Emocionante estar al lado de las buenas gentes de El Salvador: campesinos, universitarios, líderes cívicos y sociales, académicos, 5 profesionales, trabajadores, honrando esta memoria que para ellos resulta sagrada por su alto contenido de autenticidad y entrega.

Regreso a Bogotá con la mente y el corazón plenos de emoción, con palabras de vida en medio del conflicto, las gentes del común en el Salvador son buenas, recias, creyentes, emprendedoras, luchadoras y abnegadas, para ellos la sangre de Monseñor Romero, de Rutilio Grande, de Ellacuría y compañeros, es martirio, testimonio supremo del amor y, en cuanto tal, esperanza de dignidad, visión ilusionada de una historia de equidad y de justicia.
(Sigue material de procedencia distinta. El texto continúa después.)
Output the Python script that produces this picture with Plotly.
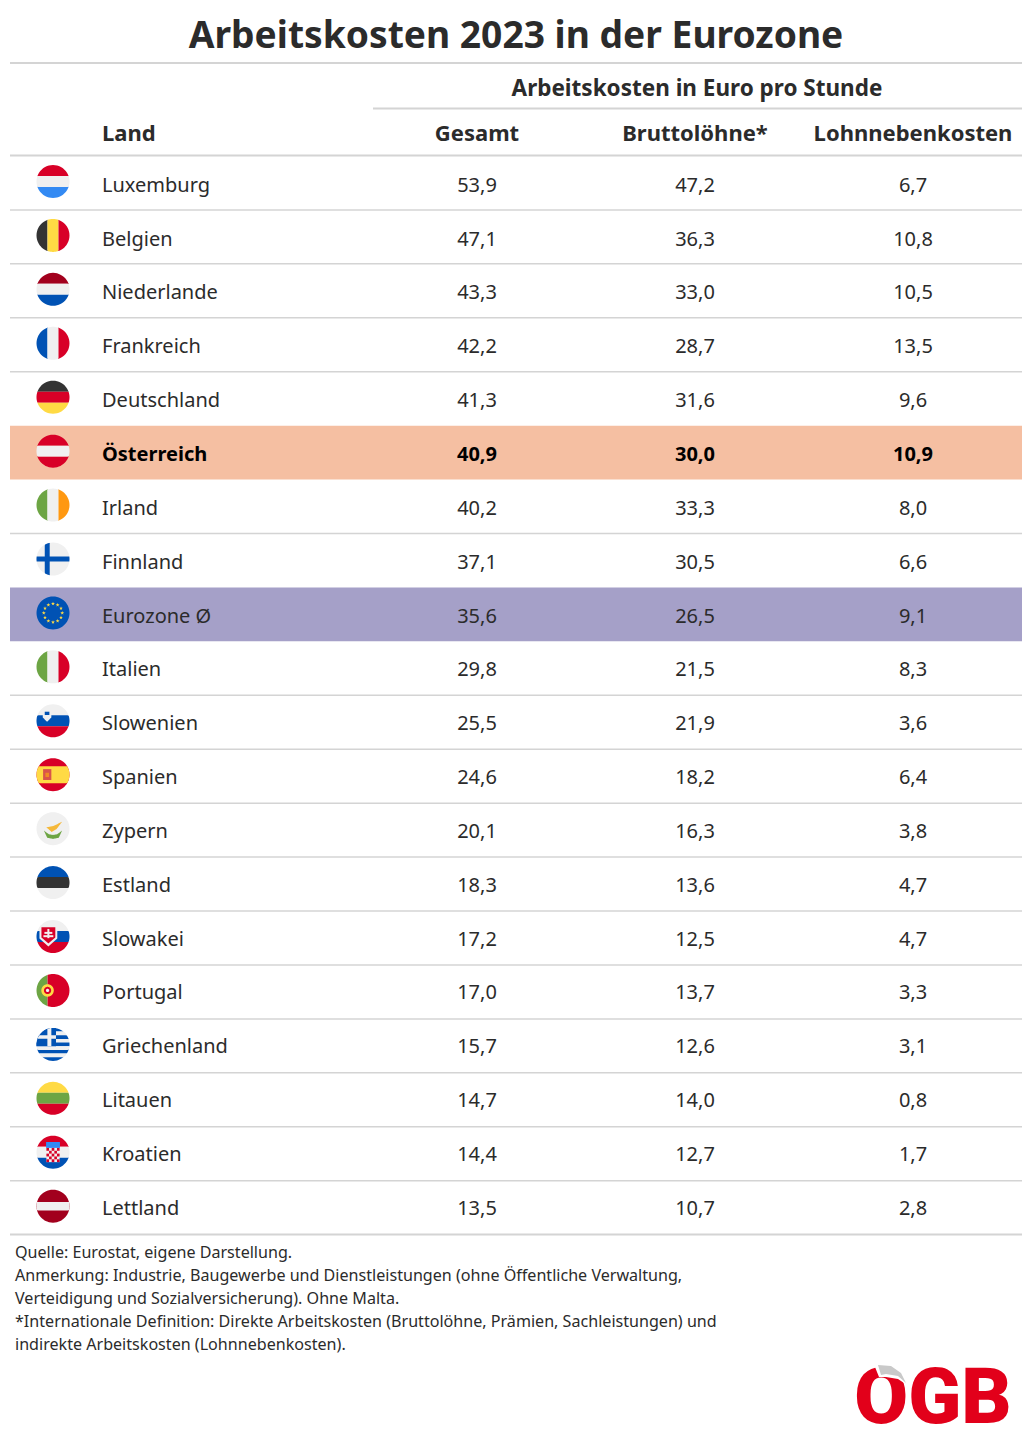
import math
import plotly.graph_objects as go

# ---------- data ----------
laender = ["Luxemburg", "Belgien", "Niederlande", "Frankreich", "Deutschland", "Österreich",
           "Irland", "Finnland", "Eurozone Ø", "Italien", "Slowenien", "Spanien", "Zypern",
           "Estland", "Slowakei", "Portugal", "Griechenland", "Litauen", "Kroatien", "Lettland"]
gesamt = [53.9, 47.1, 43.3, 42.2, 41.3, 40.9, 40.2, 37.1, 35.6, 29.8,
          25.5, 24.6, 20.1, 18.3, 17.2, 17.0, 15.7, 14.7, 14.4, 13.5]
bruttoloehne = [47.2, 36.3, 33.0, 28.7, 31.6, 30.0, 33.3, 30.5, 26.5, 21.5,
                21.9, 18.2, 16.3, 13.6, 12.5, 13.7, 12.6, 14.0, 12.7, 10.7]
lohnnebenkosten = [6.7, 10.8, 10.5, 13.5, 9.6, 10.9, 8.0, 6.6, 9.1, 8.3,
                   3.6, 6.4, 3.8, 4.7, 4.7, 3.3, 3.1, 0.8, 1.7, 2.8]
spalten = ["Gesamt", "Bruttolöhne*", "Lohnnebenkosten"]
titel = "Arbeitskosten 2023 in der Eurozone"
ueberschrift = "Arbeitskosten in Euro pro Stunde"
anmerkungen = ["Quelle: Eurostat, eigene Darstellung.",
               "Anmerkung: Industrie, Baugewerbe und Dienstleistungen (ohne Öffentliche Verwaltung,",
               "Verteidigung und Sozialversicherung). Ohne Malta.",
               "*Internationale Definition: Direkte Arbeitskosten (Bruttolöhne, Prämien, Sachleistungen) und",
               "indirekte Arbeitskosten (Lohnnebenkosten)."]

# ---------- colours ----------
ROT = "#D80027"
WEISS = "#F0F0F0"
BLAU = "#0052B4"
HELLBLAU = "#338AF3"
SCHWARZ = "#333333"
GELB = "#FFDA44"
GRUEN = "#6DA544"
ORANGE = "#FF9811"
DUNKELROT = "#A2001D"
TEXT = "#2B2B2B"
LINIE = "#D4D4D4"

# stripes of the simple flags, h = horizontal, v = vertical
streifen = {
    "Luxemburg": ("h", [ROT, WEISS, HELLBLAU]),
    "Belgien": ("v", [SCHWARZ, GELB, ROT]),
    "Niederlande": ("h", [DUNKELROT, WEISS, BLAU]),
    "Frankreich": ("v", [BLAU, WEISS, ROT]),
    "Deutschland": ("h", [SCHWARZ, ROT, GELB]),
    "Österreich": ("h", [ROT, WEISS, ROT]),
    "Irland": ("v", [GRUEN, WEISS, ORANGE]),
    "Italien": ("v", [GRUEN, WEISS, ROT]),
    "Slowenien": ("h", [WEISS, BLAU, ROT]),
    "Estland": ("h", [BLAU, SCHWARZ, WEISS]),
    "Slowakei": ("h", [WEISS, BLAU, ROT]),
    "Litauen": ("h", [GELB, GRUEN, ROT]),
    "Kroatien": ("h", [ROT, WEISS, BLAU]),
}

# ---------- layout helpers ----------
ZEILE_OBEN = 156
ZEILE_H = 53.93
FLAG_X = 53
FLAG_R = 16.5
shapes = []


def zeile_y(i):
    return ZEILE_OBEN + i * ZEILE_H


def linie(x0, x1, y, breite=1.5):
    shapes.append(dict(type="line", xref="x", yref="y", x0=x0, x1=x1, y0=y, y1=y,
                       line=dict(color=LINIE, width=breite), layer="below"))


# polygon in flag units (-1..1), anything outside the circle gets pushed back onto it
def poly(i, punkte, farbe):
    cy = zeile_y(i) + 25.5
    dicht = []
    for k in range(len(punkte)):
        a = punkte[k]
        b = punkte[(k + 1) % len(punkte)]
        for s in range(16):
            t = s / 16
            u = a[0] + (b[0] - a[0]) * t
            v = a[1] + (b[1] - a[1]) * t
            d = math.hypot(u, v)
            if d > 1:
                u, v = u / d, v / d
            dicht.append((FLAG_X + u * FLAG_R, cy + v * FLAG_R))
    pfad = "M" + " L".join(f"{x:.2f},{y:.2f}" for x, y in dicht) + " Z"
    shapes.append(dict(type="path", xref="x", yref="y", path=pfad, fillcolor=farbe,
                       line=dict(width=0), layer="below"))


def rechteck(i, u0, v0, u1, v1, farbe):
    poly(i, [(u0, v0), (u1, v0), (u1, v1), (u0, v1)], farbe)


def kreis(i, u, v, r, farbe):
    poly(i, [(u + r * math.cos(k / 24 * 2 * math.pi), v + r * math.sin(k / 24 * 2 * math.pi))
             for k in range(24)], farbe)


def stern(i, u, v, r, farbe):
    pts = []
    for k in range(10):
        rr = r if k % 2 == 0 else r * 0.42
        w = -math.pi / 2 + k * math.pi / 5
        pts.append((u + rr * math.cos(w), v + rr * math.sin(w)))
    poly(i, pts, farbe)


def flagge(i, land):
    if land in streifen:
        art, farben = streifen[land]
        for k, f in enumerate(farben):
            a, b = -1 + k * 2 / 3, -1 + (k + 1) * 2 / 3
            if art == "h":
                rechteck(i, -1.01, a, 1.01, b, f)
            else:
                rechteck(i, a, -1.01, b, 1.01, f)
    if land == "Finnland":
        rechteck(i, -1.01, -1.01, 1.01, 1.01, WEISS)
        rechteck(i, -0.5, -1.01, -0.2, 1.01, BLAU)
        rechteck(i, -1.01, -0.15, 1.01, 0.15, BLAU)
    elif land == "Eurozone Ø":
        rechteck(i, -1.01, -1.01, 1.01, 1.01, BLAU)
        for k in range(12):
            w = k * math.pi / 6
            stern(i, 0.56 * math.cos(w), 0.56 * math.sin(w), 0.12, GELB)
    elif land == "Slowenien":
        poly(i, [(-0.62, -0.62), (-0.1, -0.62), (-0.1, -0.2), (-0.36, 0.06), (-0.62, -0.2)], WEISS)
        rechteck(i, -0.5, -0.55, -0.22, -0.35, BLAU)
    elif land == "Spanien":
        rechteck(i, -1.01, -1.01, 1.01, 1.01, ROT)
        rechteck(i, -1.01, -0.52, 1.01, 0.52, GELB)
        rechteck(i, -0.6, -0.34, -0.1, 0.32, "#D9534A")
        rechteck(i, -0.46, -0.12, -0.24, 0.14, "#F08A24")
    elif land == "Zypern":
        rechteck(i, -1.01, -1.01, 1.01, 1.01, WEISS)
        poly(i, [(-0.4, -0.08), (0.02, -0.16), (0.55, -0.42), (0.22, 0.02), (-0.08, 0.2)], "#F5B83A")
        poly(i, [(-0.55, 0.12), (-0.25, 0.34), (0, 0.38), (0.25, 0.34), (0.55, 0.12),
                 (0.35, 0.55), (0, 0.62), (-0.35, 0.55)], GRUEN)
    elif land == "Slowakei":
        poly(i, [(-0.82, -0.66), (0.26, -0.66), (0.26, 0.12), (-0.28, 0.6), (-0.82, 0.12)], WEISS)
        poly(i, [(-0.7, -0.56), (0.14, -0.56), (0.14, 0.06), (-0.28, 0.42), (-0.7, 0.06)], ROT)
        rechteck(i, -0.34, -0.46, -0.22, 0.1, WEISS)
        rechteck(i, -0.52, -0.28, -0.04, -0.16, WEISS)
        rechteck(i, -0.58, -0.08, 0.02, 0.04, WEISS)
    elif land == "Portugal":
        rechteck(i, -1.01, -1.01, -0.33, 1.01, GRUEN)
        rechteck(i, -0.33, -1.01, 1.01, 1.01, ROT)
        kreis(i, -0.33, 0, 0.38, GELB)
        kreis(i, -0.33, 0, 0.22, ROT)
        kreis(i, -0.33, 0, 0.1, WEISS)
    elif land == "Griechenland":
        for k in range(9):
            a = -1 + k * 2 / 9
            rechteck(i, -1.01, a, 1.01, a + 2 / 9, BLAU if k % 2 == 0 else WEISS)
        rechteck(i, -1.01, -1.01, 0.18, 0.11, BLAU)
        rechteck(i, -0.34, -1.01, -0.1, 0.11, WEISS)
        rechteck(i, -1.01, -0.56, 0.18, -0.34, WEISS)
    elif land == "Lettland":
        rechteck(i, -1.01, -1.01, 1.01, 1.01, DUNKELROT)
        rechteck(i, -1.01, -0.26, 1.01, 0.26, WEISS)
    elif land == "Kroatien":
        rechteck(i, -0.42, -0.62, 0.42, -0.26, "#338AF3")
        rechteck(i, -0.4, -0.26, 0.4, 0.6, WEISS)
        for a in range(5):
            for b in range(5):
                if (a + b) % 2 == 0:
                    rechteck(i, -0.4 + a * 0.16, -0.26 + b * 0.172,
                             -0.24 + a * 0.16, -0.088 + b * 0.172, ROT)


def logo_poly(punkte, farbe):
    pfad = "M" + " L".join(f"{x},{y}" for x, y in punkte) + " Z"
    shapes.append(dict(type="path", xref="x", yref="y", path=pfad, fillcolor=farbe,
                       line=dict(width=0), layer="above"))


# ---------- shapes ----------
shapes.append(dict(type="rect", xref="x", yref="y", x0=10, x1=1022, y0=zeile_y(5), y1=zeile_y(6),
                   fillcolor="#F5BFA2", line=dict(width=0), layer="below"))
shapes.append(dict(type="rect", xref="x", yref="y", x0=10, x1=1022, y0=zeile_y(8), y1=zeile_y(9),
                   fillcolor="#A5A0C8", line=dict(width=0), layer="below"))
linie(10, 1022, 63, 2)
linie(373, 1022, 108.5, 2)
linie(10, 1022, 155.5, 2)
for i in range(1, 21):
    if i not in (5, 6, 8, 9):
        linie(10, 1022, zeile_y(i), 2 if i == 20 else 1.5)
for i, land in enumerate(laender):
    flagge(i, land)

# logo: the umlaut is a grey curl in the original, so the dots get covered
logo_poly([(850, 1335), (915, 1335), (915, 1365), (850, 1365)], "white")
logo_poly([(875, 1367), (891, 1363), (904, 1371), (910, 1387), (898, 1379), (886, 1377), (879, 1377)], "white")
logo_poly([(878, 1365), (891, 1366), (901, 1373), (906, 1383), (898, 1376), (886, 1374), (881, 1375)], "#C9C9C9")


def komma(werte):
    return [f"{w:.1f}".replace(".", ",") for w in werte]


fig = go.Figure()
text_y = [186.7 + i * 53.85 for i in range(len(laender))]
farben = ["#000000" if l == "Österreich" else TEXT for l in laender]
gewichte = [700 if l == "Österreich" else 400 for l in laender]
SCHRIFT = "Noto Sans"

fig.add_trace(go.Scatter(x=[102] * len(laender), y=text_y, text=laender, mode="text",
                         textposition="middle right",
                         textfont=dict(family=SCHRIFT, size=20, color=farben, weight=gewichte)))
for x, werte in zip([477, 695, 913], [gesamt, bruttoloehne, lohnnebenkosten]):
    fig.add_trace(go.Scatter(x=[x] * len(werte), y=text_y, text=komma(werte), mode="text",
                             textposition="middle center",
                             textfont=dict(family=SCHRIFT, size=20, color=farben, weight=gewichte)))

# header row
fig.add_trace(go.Scatter(x=[102], y=[135], text=["Land"], mode="text", textposition="middle right",
                         textfont=dict(family=SCHRIFT, size=22, color=TEXT, weight=700)))
fig.add_trace(go.Scatter(x=[477, 695, 913], y=[135] * 3, text=spalten, mode="text",
                         textposition="middle center",
                         textfont=dict(family=SCHRIFT, size=22, color=TEXT, weight=700)))
fig.add_trace(go.Scatter(x=[697], y=[90], text=[ueberschrift], mode="text",
                         textposition="middle center",
                         textfont=dict(family=SCHRIFT, size=22.5, color=TEXT, weight=700)))
fig.add_trace(go.Scatter(x=[516], y=[39], text=[titel], mode="text", textposition="middle center",
                         textfont=dict(family=SCHRIFT, size=37.2, color=TEXT, weight=700)))
for k, zeile in enumerate(anmerkungen):
    fig.add_trace(go.Scatter(x=[15], y=[1254 + k * 23], text=[zeile], mode="text",
                             textposition="middle right",
                             textfont=dict(family=SCHRIFT, size=16.1, color=TEXT)))

# logo
fig.add_trace(go.Scatter(x=[933], y=[1403], text=["ÖGB"], mode="text", textposition="middle center",
                         textfont=dict(family="Roboto", size=78, color="#E2001A", weight=900)))

fig.update_layout(width=1032, height=1440, margin=dict(l=0, r=0, t=0, b=0),
                  paper_bgcolor="white", plot_bgcolor="white", showlegend=False,
                  hovermode=False, shapes=shapes,
                  xaxis=dict(range=[0, 1032], visible=False, fixedrange=True),
                  yaxis=dict(range=[1440, 0], visible=False, fixedrange=True))

fig.write_html("out.html", config=dict(displayModeBar=False),
               post_script="document.body.style.margin='0';")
Qué grato ha sido portar la voz solidaria de los jesuitas de Colombia y de la universidad Javeriana en este aniversario tan exigente y comprometedor. Gracias a las comunidades campesinas de Las vueltas y Jayaque, a los jesuitas José María Tojeira, Jon Sobrino, Dean Brackley, a Mario Dimas, a Juana María López: en ellos leemos la fecundidad de este martirio, su palabra y su cercanía nos estimulan a seguir construyendo una historia de vida y respeto para todos.